On October 7, 1913, 140 workers stood along a 150-foot chassis line at Ford Motor Company's Highland Park plant in Michigan.1 Instead of walking to a stationary car and building it from start to finish, each worker stayed in place while the unfinished vehicle moved to them on rails. The moving assembly line had arrived.
The idea did not originate with Henry Ford. Ransom Olds used a stationary assembly process to build the Oldsmobile Curved Dash in 1901, increasing production from 425 to 2,500 vehicles per year.2 Chicago meatpacking plants had operated "disassembly lines" since the 1860s, moving carcasses past stationary butchers on overhead trolleys. William "Pa" Klann visited a Swift and Company slaughterhouse and brought the concept back to Ford.3
What Ford's team accomplished between 1908 and 1913 was the synthesis of moving work, interchangeable parts, and timed workflow into a single continuous process.
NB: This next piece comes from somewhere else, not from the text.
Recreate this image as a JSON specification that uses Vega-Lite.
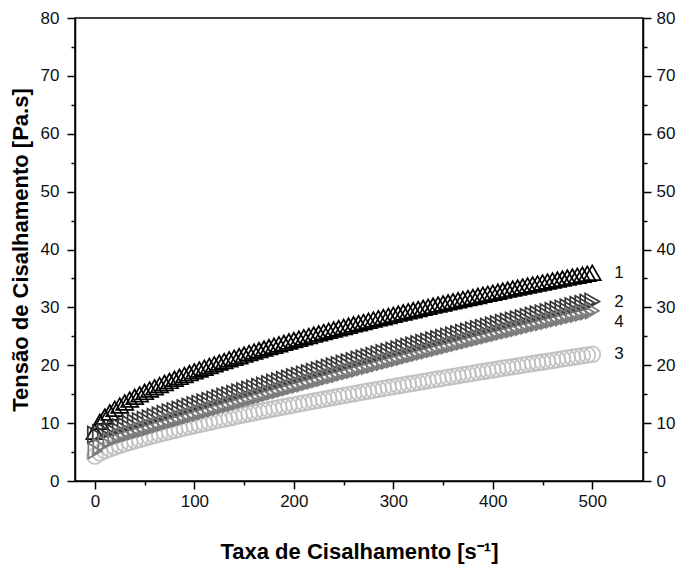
{
  "$schema": "https://vega.github.io/schema/vega-lite/v6.json",
  "width": 568,
  "height": 463,
  "autosize": "none",
  "padding": {"left": 75, "top": 18, "right": 39, "bottom": 85},
  "background": "white",
  "config": {
    "view": {"stroke": "black", "strokeWidth": 1.5},
    "font": "Liberation Sans",
    "axis": {
      "grid": false,
      "domainColor": "black",
      "domainWidth": 1.5,
      "tickColor": "black",
      "tickWidth": 1.5,
      "labelFont": "Liberation Sans",
      "labelFontSize": 17,
      "labelColor": "#111111",
      "titleFont": "Liberation Sans",
      "titleFontSize": 22,
      "titleFontWeight": "bold",
      "titleColor": "black"
    }
  },
  "data": {
    "values": [
      {"x": 0, "1": 8.50, "2": 8.00, "3": 4.30, "4": 5.20},
      {"x": 5, "1": 10.23, "2": 8.26, "3": 4.86, "4": 5.96},
      {"x": 10, "1": 11.13, "2": 8.52, "3": 5.24, "4": 6.52},
      {"x": 15, "1": 11.85, "2": 8.78, "3": 5.57, "4": 6.98},
      {"x": 20, "1": 12.48, "2": 9.04, "3": 5.87, "4": 7.34},
      {"x": 25, "1": 13.05, "2": 9.29, "3": 6.16, "4": 7.69},
      {"x": 30, "1": 13.58, "2": 9.55, "3": 6.43, "4": 7.95},
      {"x": 35, "1": 14.07, "2": 9.81, "3": 6.70, "4": 8.21},
      {"x": 40, "1": 14.54, "2": 10.06, "3": 6.95, "4": 8.46},
      {"x": 45, "1": 14.98, "2": 10.32, "3": 7.19, "4": 8.72},
      {"x": 50, "1": 15.40, "2": 10.57, "3": 7.43, "4": 8.97},
      {"x": 55, "1": 15.81, "2": 10.82, "3": 7.66, "4": 9.22},
      {"x": 60, "1": 16.20, "2": 11.08, "3": 7.89, "4": 9.48},
      {"x": 65, "1": 16.58, "2": 11.33, "3": 8.11, "4": 9.73},
      {"x": 70, "1": 16.95, "2": 11.58, "3": 8.33, "4": 9.98},
      {"x": 75, "1": 17.30, "2": 11.83, "3": 8.54, "4": 10.23},
      {"x": 80, "1": 17.65, "2": 12.08, "3": 8.75, "4": 10.48},
      {"x": 85, "1": 17.99, "2": 12.33, "3": 8.96, "4": 10.73},
      {"x": 90, "1": 18.32, "2": 12.58, "3": 9.17, "4": 10.98},
      {"x": 95, "1": 18.64, "2": 12.83, "3": 9.37, "4": 11.23},
      {"x": 100, "1": 18.96, "2": 13.08, "3": 9.56, "4": 11.48},
      {"x": 105, "1": 19.27, "2": 13.33, "3": 9.76, "4": 11.73},
      {"x": 110, "1": 19.57, "2": 13.57, "3": 9.95, "4": 11.97},
      {"x": 115, "1": 19.88, "2": 13.82, "3": 10.15, "4": 12.22},
      {"x": 120, "1": 20.17, "2": 14.07, "3": 10.34, "4": 12.47},
      {"x": 125, "1": 20.46, "2": 14.31, "3": 10.52, "4": 12.71},
      {"x": 130, "1": 20.74, "2": 14.56, "3": 10.71, "4": 12.96},
      {"x": 135, "1": 21.03, "2": 14.80, "3": 10.89, "4": 13.20},
      {"x": 140, "1": 21.30, "2": 15.04, "3": 11.08, "4": 13.44},
      {"x": 145, "1": 21.57, "2": 15.29, "3": 11.26, "4": 13.69},
      {"x": 150, "1": 21.84, "2": 15.53, "3": 11.44, "4": 13.93},
      {"x": 155, "1": 22.11, "2": 15.77, "3": 11.61, "4": 14.17},
      {"x": 160, "1": 22.37, "2": 16.01, "3": 11.79, "4": 14.41},
      {"x": 165, "1": 22.62, "2": 16.25, "3": 11.96, "4": 14.65},
      {"x": 170, "1": 22.88, "2": 16.49, "3": 12.14, "4": 14.89},
      {"x": 175, "1": 23.13, "2": 16.73, "3": 12.31, "4": 15.13},
      {"x": 180, "1": 23.38, "2": 16.97, "3": 12.48, "4": 15.37},
      {"x": 185, "1": 23.63, "2": 17.21, "3": 12.65, "4": 15.61},
      {"x": 190, "1": 23.87, "2": 17.45, "3": 12.82, "4": 15.85},
      {"x": 195, "1": 24.12, "2": 17.68, "3": 12.99, "4": 16.08},
      {"x": 200, "1": 24.35, "2": 17.92, "3": 13.15, "4": 16.32},
      {"x": 205, "1": 24.59, "2": 18.16, "3": 13.32, "4": 16.56},
      {"x": 210, "1": 24.83, "2": 18.39, "3": 13.48, "4": 16.79},
      {"x": 215, "1": 25.06, "2": 18.63, "3": 13.65, "4": 17.03},
      {"x": 220, "1": 25.29, "2": 18.86, "3": 13.81, "4": 17.26},
      {"x": 225, "1": 25.51, "2": 19.09, "3": 13.97, "4": 17.49},
      {"x": 230, "1": 25.74, "2": 19.33, "3": 14.13, "4": 17.73},
      {"x": 235, "1": 25.96, "2": 19.56, "3": 14.29, "4": 17.96},
      {"x": 240, "1": 26.19, "2": 19.79, "3": 14.45, "4": 18.19},
      {"x": 245, "1": 26.41, "2": 20.02, "3": 14.61, "4": 18.42},
      {"x": 250, "1": 26.62, "2": 20.25, "3": 14.77, "4": 18.65},
      {"x": 255, "1": 26.84, "2": 20.48, "3": 14.92, "4": 18.88},
      {"x": 260, "1": 27.06, "2": 20.71, "3": 15.08, "4": 19.11},
      {"x": 265, "1": 27.27, "2": 20.94, "3": 15.23, "4": 19.34},
      {"x": 270, "1": 27.48, "2": 21.17, "3": 15.39, "4": 19.57},
      {"x": 275, "1": 27.69, "2": 21.39, "3": 15.54, "4": 19.79},
      {"x": 280, "1": 27.90, "2": 21.62, "3": 15.70, "4": 20.02},
      {"x": 285, "1": 28.11, "2": 21.85, "3": 15.85, "4": 20.25},
      {"x": 290, "1": 28.31, "2": 22.07, "3": 16.00, "4": 20.47},
      {"x": 295, "1": 28.52, "2": 22.30, "3": 16.15, "4": 20.70},
      {"x": 300, "1": 28.72, "2": 22.52, "3": 16.30, "4": 20.92},
      {"x": 305, "1": 28.92, "2": 22.74, "3": 16.45, "4": 21.14},
      {"x": 310, "1": 29.13, "2": 22.97, "3": 16.60, "4": 21.37},
      {"x": 315, "1": 29.32, "2": 23.19, "3": 16.75, "4": 21.59},
      {"x": 320, "1": 29.52, "2": 23.41, "3": 16.90, "4": 21.81},
      {"x": 325, "1": 29.72, "2": 23.63, "3": 17.04, "4": 22.03},
      {"x": 330, "1": 29.91, "2": 23.85, "3": 17.19, "4": 22.25},
      {"x": 335, "1": 30.11, "2": 24.07, "3": 17.34, "4": 22.47},
      {"x": 340, "1": 30.30, "2": 24.29, "3": 17.48, "4": 22.69},
      {"x": 345, "1": 30.49, "2": 24.51, "3": 17.63, "4": 22.91},
      {"x": 350, "1": 30.68, "2": 24.73, "3": 17.77, "4": 23.13},
      {"x": 355, "1": 30.87, "2": 24.95, "3": 17.92, "4": 23.35},
      {"x": 360, "1": 31.06, "2": 25.16, "3": 18.06, "4": 23.56},
      {"x": 365, "1": 31.24, "2": 25.38, "3": 18.20, "4": 23.78},
      {"x": 370, "1": 31.44, "2": 25.60, "3": 18.34, "4": 24.00},
      {"x": 375, "1": 31.62, "2": 25.81, "3": 18.49, "4": 24.21},
      {"x": 380, "1": 31.80, "2": 26.03, "3": 18.63, "4": 24.43},
      {"x": 385, "1": 31.98, "2": 26.24, "3": 18.77, "4": 24.64},
      {"x": 390, "1": 32.17, "2": 26.45, "3": 18.91, "4": 24.85},
      {"x": 395, "1": 32.35, "2": 26.67, "3": 19.05, "4": 25.07},
      {"x": 400, "1": 32.53, "2": 26.88, "3": 19.19, "4": 25.28},
      {"x": 405, "1": 32.71, "2": 27.09, "3": 19.33, "4": 25.49},
      {"x": 410, "1": 32.89, "2": 27.30, "3": 19.47, "4": 25.70},
      {"x": 415, "1": 33.07, "2": 27.51, "3": 19.61, "4": 25.91},
      {"x": 420, "1": 33.24, "2": 27.72, "3": 19.75, "4": 26.12},
      {"x": 425, "1": 33.42, "2": 27.93, "3": 19.88, "4": 26.33},
      {"x": 430, "1": 33.60, "2": 28.14, "3": 20.02, "4": 26.54},
      {"x": 435, "1": 33.77, "2": 28.35, "3": 20.16, "4": 26.75},
      {"x": 440, "1": 33.94, "2": 28.56, "3": 20.29, "4": 26.96},
      {"x": 445, "1": 34.12, "2": 28.76, "3": 20.43, "4": 27.16},
      {"x": 450, "1": 34.29, "2": 28.97, "3": 20.57, "4": 27.37},
      {"x": 455, "1": 34.46, "2": 29.18, "3": 20.70, "4": 27.58},
      {"x": 460, "1": 34.64, "2": 29.38, "3": 20.84, "4": 27.78},
      {"x": 465, "1": 34.80, "2": 29.59, "3": 20.97, "4": 27.99},
      {"x": 470, "1": 34.97, "2": 29.79, "3": 21.11, "4": 28.19},
      {"x": 475, "1": 35.14, "2": 29.99, "3": 21.24, "4": 28.39},
      {"x": 480, "1": 35.31, "2": 30.20, "3": 21.37, "4": 28.60},
      {"x": 485, "1": 35.47, "2": 30.40, "3": 21.50, "4": 28.80},
      {"x": 490, "1": 35.65, "2": 30.60, "3": 21.64, "4": 29.00},
      {"x": 495, "1": 35.81, "2": 30.80, "3": 21.77, "4": 29.20},
      {"x": 500, "1": 35.98, "2": 31.00, "3": 21.90, "4": 29.40}
    ]
  },
  "transform": [{"fold": ["1", "2", "3", "4"], "as": ["serie", "v"]}],
  "layer": [
    {
      "mark": {"type": "point", "filled": false, "strokeWidth": 1.7, "opacity": 1},
      "encoding": {
        "x": {
          "field": "x",
          "type": "quantitative",
          "scale": {"domain": [-20, 551], "nice": false, "zero": false},
          "axis": {
            "values": [0, 50, 100, 150, 200, 250, 300, 350, 400, 450, 500],
            "labelExpr": "datum.value % 100 === 0 ? datum.label : ''",
            "tickSize": {"condition": {"test": "datum.value % 100 === 0", "value": 8}, "value": 4},
            "labelPadding": 4,
            "title": "Taxa de Cisalhamento [s⁻¹]",
            "titlePadding": 32
          }
        },
        "y": {
          "field": "v",
          "type": "quantitative",
          "scale": {"domain": [0, 80], "nice": false},
          "axis": {
            "values": [0, 5, 10, 15, 20, 25, 30, 35, 40, 45, 50, 55, 60, 65, 70, 75, 80],
            "labelExpr": "datum.value % 10 === 0 ? datum.label : ''",
            "tickSize": {"condition": {"test": "datum.value % 10 === 0", "value": 8}, "value": 4},
            "labelPadding": 8,
            "title": "Tensão de Cisalhamento [Pa.s]",
            "titlePadding": 8
          }
        },
        "color": {
          "field": "serie",
          "type": "nominal",
          "scale": {"domain": ["1", "2", "3", "4"], "range": ["#000000", "#363636", "#c2c2c2", "#7a7a7a"]},
          "legend": null
        },
        "shape": {
          "field": "serie",
          "type": "nominal",
          "scale": {"domain": ["1", "2", "3", "4"], "range": ["triangle-up", "triangle-right", "circle", "triangle-right"]},
          "legend": null
        },
        "size": {
          "field": "serie",
          "type": "nominal",
          "scale": {"domain": ["1", "2", "3", "4"], "range": [290, 230, 240, 230]},
          "legend": null
        },
        "order": {"field": "serie", "type": "ordinal"}
      }
    },
    {
      "transform": [{"filter": "datum.x === 500 && datum.serie !== '4'"}],
      "mark": {"type": "text", "align": "left", "baseline": "middle", "dx": 22, "fontSize": 17, "font": "Liberation Sans", "color": "#111111"},
      "encoding": {
        "x": {"field": "x", "type": "quantitative", "axis": null},
        "y": {
          "field": "v",
          "type": "quantitative",
          "axis": {
            "orient": "right",
            "values": [0, 5, 10, 15, 20, 25, 30, 35, 40, 45, 50, 55, 60, 65, 70, 75, 80],
            "labelExpr": "datum.value % 10 === 0 ? datum.label : ''",
            "tickSize": {"condition": {"test": "datum.value % 10 === 0", "value": 8}, "value": 4},
            "labelPadding": 5,
            "title": null
          }
        },
        "text": {"field": "serie"}
      }
    },
    {
      "transform": [{"filter": "datum.x === 500 && datum.serie === '4'"}],
      "mark": {"type": "text", "align": "left", "baseline": "middle", "dx": 22, "dy": 11, "fontSize": 17, "font": "Liberation Sans", "color": "#111111"},
      "encoding": {
        "x": {"field": "x", "type": "quantitative", "axis": null},
        "y": {"field": "v", "type": "quantitative", "axis": null},
        "text": {"field": "serie"}
      }
    }
  ],
  "resolve": {"axis": {"x": "independent", "y": "independent"}}
}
Assembly time for a Model T chassis dropped from more than twelve hours to ninety-three minutes.4 By May 1914, three parallel lines produced over 1,200 chassis per eight-hour shift.
The human cost was immediate. Worker turnover at Highland Park reached 370 percent in 1913.5 For every 100 workers Ford wanted to add, the company had to hire 963 to offset the rate at which employees quit. The work was faster, but it was also repetitive, exhausting, and stripped of autonomy.
Ford responded with the five-dollar day in January 1914, more than doubling the prevailing wage.6 The raise was conditional. Ford's Sociological Department sent investigators into workers' homes to verify their living habits, savings practices, and moral conduct before approving the higher pay. The price of a Model T fell from $850 in 1908 to $300 by 1925.
Karl Marx had described the alienation of workers separated from the products of their labor decades before the assembly line existed.7 Ford's innovation made that abstraction physical. A worker who once built a car now attached the same bolt, thousands of times a day, to a vehicle that never stopped moving.